Ghana set for presidential run-off
AFP Global Edition
December 11, 2008

ACCRA (AFP) - Ghana faces a presidential run-off after the ruling party's candidate came out on top in the first round but failed to knock his main challenger out of the contest, poll results showed Wednesday.

Nana Akufo-Addo from the ruling New Patriotic Party (NPP) won 49.13 percent of the vote, ahead of John Atta-Mills of the main opposition National Democratic Congress (NDC) with 47.92 percent, the electoral commission said.

With no candidate achieving the 50 percent plus one vote needed to win outright, a second round poll will take place on December 28 between the two front-runners.

Turnout in Sunday's election was 69.52 percent, electoral commission chief Kwado Afari Gyan said.

He said the results announced were based on 229 out of the country's 230 constituencies. Ballot boxes in the 230th constituency had been tampered with, he added, without giving further details.

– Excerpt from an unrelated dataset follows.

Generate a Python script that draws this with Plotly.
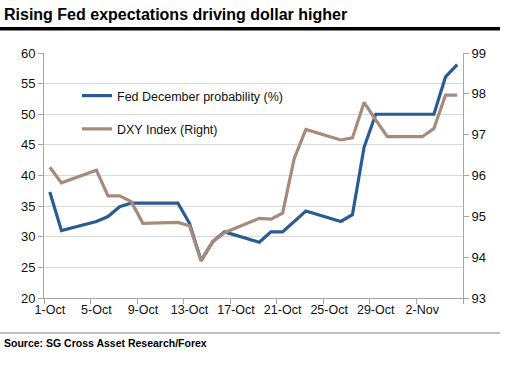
import plotly.graph_objects as go

dates = ["2015-10-01", "2015-10-02", "2015-10-05", "2015-10-06", "2015-10-07", "2015-10-08",
         "2015-10-09", "2015-10-12", "2015-10-13", "2015-10-14", "2015-10-15", "2015-10-16",
         "2015-10-19", "2015-10-20", "2015-10-21", "2015-10-22", "2015-10-23", "2015-10-26",
         "2015-10-27", "2015-10-28", "2015-10-29", "2015-10-30", "2015-11-02", "2015-11-03",
         "2015-11-04", "2015-11-05"]
fed_prob = [37.3, 31.0, 32.5, 33.3, 34.9, 35.5, 35.5, 35.5, 32.2, 26.1, 29.2, 30.8,
            29.1, 30.8, 30.8, 32.5, 34.2, 32.5, 33.6, 44.6, 50.0, 50.0, 50.0, 50.0,
            56.1, 58.1]
dxy = [96.2, 95.82, 96.13, 95.5, 95.5, 95.36, 94.83, 94.85, 94.77, 93.91, 94.38, 94.6,
       94.95, 94.93, 95.08, 96.42, 97.13, 96.87, 96.92, 97.79, 97.36, 96.95, 96.95, 97.15,
       97.97, 97.97]
tick_dates = ["2015-10-01", "2015-10-05", "2015-10-09", "2015-10-13", "2015-10-17",
              "2015-10-21", "2015-10-25", "2015-10-29", "2015-11-02"]
tick_labels = ["1-Oct", "5-Oct", "9-Oct", "13-Oct", "17-Oct", "21-Oct", "25-Oct", "29-Oct", "2-Nov"]

BLUE = "#2A5C93"
BROWN = "#A88A7B"
AX = "#A6A6A6"
FONT = "Liberation Sans, Arial, sans-serif"
TXT = "#111111"

fig = go.Figure()
fig.add_trace(go.Scatter(x=dates, y=fed_prob, mode="lines", name="Fed December probability (%)",
                         line=dict(color=BLUE, width=3.2), legendgroup="a"))
fig.add_trace(go.Scatter(x=dates, y=dxy, mode="lines", name="DXY Index (Right)", yaxis="y2",
                         line=dict(color=BROWN, width=3.2), legendgroup="b"))

W, H = 505, 372
L, R, T, B = 44, 42, 53, 74
pw, ph = W - L - R, H - T - B

def px_x(p):
    return (p - L) / pw

def px_y(p):
    return (H - B - p) / ph

fig.update_layout(
    width=W, height=H,
    margin=dict(l=L, r=R, t=T, b=B),
    paper_bgcolor="white", plot_bgcolor="white",
    font=dict(family=FONT, size=12, color=TXT),
    showlegend=True,
    legend=dict(x=px_x(77), y=px_y(81), xanchor="left", yanchor="top",
                bgcolor="rgba(0,0,0,0)", font=dict(size=12.5, color=TXT),
                tracegroupgap=14, traceorder="grouped"),
    xaxis=dict(type="date", range=["2015-09-30 12:00", "2015-11-05 12:00"],
               tickvals=tick_dates, ticktext=tick_labels, ticks="",
               showgrid=False, showline=True, linecolor=AX, linewidth=1,
               tickfont=dict(size=12.5, color=TXT),
               minor=dict(tick0="2015-09-30 12:00", dtick=4 * 86400000, ticks="outside",
                          ticklen=5, tickcolor=AX, showgrid=False),
               zeroline=False),
    yaxis=dict(range=[20, 60], dtick=5, showgrid=True, gridcolor="#D9D9D9", gridwidth=1,
               showline=True, linecolor=AX, linewidth=1, ticks="outside", ticklen=5,
               tickcolor=AX, zeroline=False, tickfont=dict(size=13, color=TXT)),
    yaxis2=dict(range=[93, 99], dtick=1, overlaying="y", side="right", showgrid=False,
                showline=True, linecolor=AX, linewidth=1, ticks="outside", ticklen=5,
                tickcolor=AX, zeroline=False, tickfont=dict(size=13, color=TXT)),
    annotations=[
        dict(text="<b>Rising Fed expectations driving dollar higher</b>", xref="paper", yref="paper",
             x=px_x(2), y=px_y(14), xanchor="left", yanchor="middle", showarrow=False,
             font=dict(size=16, color="black", family=FONT)),
        dict(text="<b>Source: SG Cross Asset Research/Forex</b>", xref="paper", yref="paper",
             x=px_x(2), y=px_y(343), xanchor="left", yanchor="middle", showarrow=False,
             font=dict(size=10.5, color="black", family=FONT)),
    ],
    shapes=[
        dict(type="line", xref="paper", yref="paper", x0=px_x(0), x1=px_x(500),
             y0=px_y(28.7), y1=px_y(28.7), line=dict(color="black", width=3.5)),
        dict(type="line", xref="paper", yref="paper", x0=px_x(0), x1=px_x(500),
             y0=px_y(333), y1=px_y(333), line=dict(color="#808080", width=1)),
    ],
)

fig.write_html("out.html", config={"displayModeBar": False},
               post_script="document.body.style.margin='0px';")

Gyan did not release legislative results saying these had been declared at constituency level.

Ghana voted on Sunday to pick a new president and a legislature, as President John Kufuor completes his second four-year term, the maximum allowed in this west African nation praised as a beacon of stable democracy in Africa.

The vote marks the second time a democratically-elected leader in Ghana hands over power to another.

Akufo-Addo said he was confident he would take the election in the second and decisive round.

"I am confident I will win the second round. I am leading and I just need a little to go over the top, my opponent needs much more. I believe the vote out there is mine," he told AFP.

"The Ghanaian people have maintained their reputation and stability of the country has been guaranteed again. I think that we have given an example to the world, that which shows that there are other African countries, other than the examples of Kenya and Zimbabwe ," he added.

His rival, Atta-Mills who is having his third bid at the country's top job, also said he would romp to victory.

"I am going to the next page of the election, with all the confidence that I am going to win and it's going to be a victory for Ghana," said Mills.

"My message of change has resonated ...and the electorate can't fail us," he told reporters commending the electoral commission for holding peaceful elections.

Security was tight around the election commission headquarters, with an armoured personnel carrier and large numbers of police and military in attendance.

The NDC has accused the ruling NPP of trying to rig the election with the help of the country's security forces.

Both the NPP and the military denied the allegations.

Despite opposition claims of vote rigging, independent local and international observers called Sunday's vote open, credible, peaceful and orderly.

"Ghana elections so far should make us proud, that this continent has people committed to democratic processes," analyst and Africa specialist with the National Democratic Institute (NDI) Christopher Fomunyoh said.

"All of Africa has good lessons to learn from Ghana's experience and I hope that in the next year, when we have close to 20 elections across Africa, that other African countries will will live up to the performance of Ghanaians," he added.

Observers have said Ghana could provide a shining example to the rest of Africa after the crises that followed recent elections in Zimbabwe and Kenya.

The former British colony was plagued by coups until the return to multi-party democracy in 1992.

Once economically stagnant, Ghana has enjoyed steady growth in recent years and the next president will be able to tap into oil revenues when the country starts in 2010 pumping crude offshore near the port of Takoradi.

Trailing a very distant third in the presidential vote was businessman Papa Kwesi Nduom of the Convention People's Party (CPP) with 1.3 percent of the ballots.